Anyways, we can agree to disagree, because we agree on the solution in any case.

> I am highly confident in my assessment that the personalities found on the typical R1 tenure track are exactly the sort of personalities I avoid hiring or working with at all costs.

And what is that exactly out of curiosity?

My experience working with a former academic that was awful to work with: Self-absorbed, self-promoting, accomplished next to nothing but talked a big game, shit on everything everyone else did, even though their code ran the business
The pay is not the biggest problem though. Obviously it is a big one, but there's a huge issue with the work culture.

I agree it's a rosy picture of industry, but IME most of the supposed "intellectual freedom" of academia is just a marketing pitch these days. You don't get there until you somehow make tenure, and even then if you're in a high cost field you need to be very high profile if you don't want to be forced to focus on the topics that award grant money. You're interested in narcolepsy? Too bad.

So I consider it a red flag when a PI immediately jumps to say that "yes salaries should be higher but" and then goes on to defend everything else about their current situation.

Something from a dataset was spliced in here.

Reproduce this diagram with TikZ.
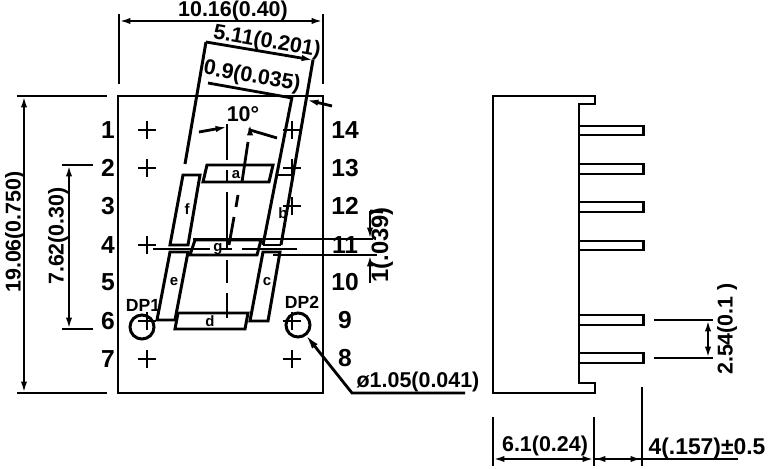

Like it is ridiculous the amount of self promotion one feels pressured to do on Twitter. Do you not see the problem with authors pushing their work on social media during a supposed double blind review period?

I don't disagree that there is often a lot of bitching without actionable suggestions. But I don't think the characterization in (1) was especially extreme and I don't see the suggestion to burn the whole system to the ground. Personally I think we need more diversity in how academic institutions operate, that doesn't mean that old institutions will disappear.

I'm curious where all the money goes, since student loans are incredibly high but teacher pay is so low. I'm guessing the answer is 'random nonsense that shouldn't matter'.
In my university teaching experience, I found that everyone up the administrative chain to the top gets a cut, with the teaching faculty themselves receiving 1-2% of the annual tuition...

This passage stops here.